Rebounding is a stat that many will pay attention to and give Miami the edge at during this series, but it's actually San Antonio who has a better per-game average on the glass by over five boards per game. Both teams have a negative differential heading into the series, but this is a series where offensive rebounding for both teams can change a possession with long-reaching impacts.
There aren't many teams who could handle the week-long layoff that San Antonio just went through. The Spurs are one of only a handful of franchise that you don't equate rest to rust with, simply because they are the consummate franchise of discipline and success—not to mention the 30-somethings on the roster need the R and R.
While Miami has the trophy and the mantra of being the league's most exciting, most talked-about teams, San Antonio shouldn't be underestimated because the media markets haven't been to the Alamo as frequently as the beach.
In a back-and-forth series after four games, I think Game 5 goes to the Spurs in San Antonio.
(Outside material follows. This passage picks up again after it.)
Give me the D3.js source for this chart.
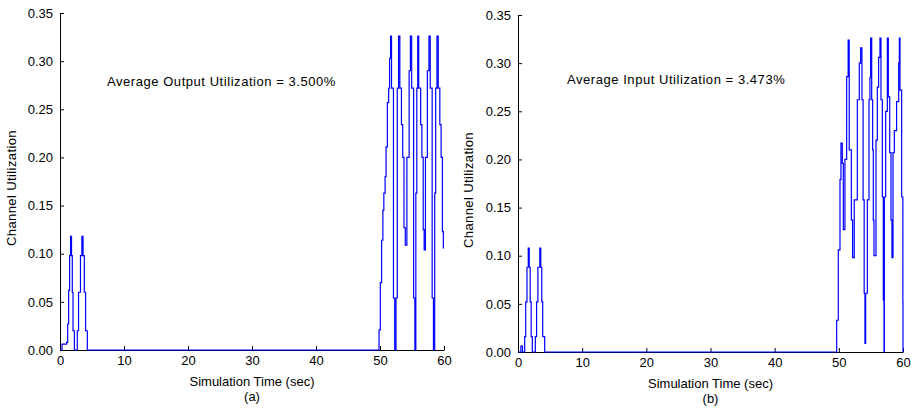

In a similar path that the Mavericks managed to take hold of their series with the Heat in 2011, that Game 5 win should give the Spurs enough momentum to bring home the title in Miami in Game 6.
Finals MVP: PG Tony Parker
With all due respect to LeBron James, Tony Parker was the hottest player in the first three rounds of the NBA playoffs (Paul George and Nate Robinson might have a case, too).
The three-time NBA champion has been lights-out in 14 playoff games so far, averaging 23.0 points and 7.2 assists per game, totaling two double-doubles and never scoring below 13 points in any of San Antonio's contests so far.
Shooting close to 50 percent from the field and even chipping in 37.5 percent of his threes, Parker has dominated opposing point guards who try to defend him, including Mike Conley, who he victimized for 37 points and six assists in San Antonio's close-out win over Memphis.
Parker was the MVP of the finals in 2007, and there's no reason his strong play shouldn't carry San Antonio in this series. One of the NBA's most underrated point guards will finally get some new hardware to display if the Spurs do indeed find a way to bring title No. 5 back to the Alamo City.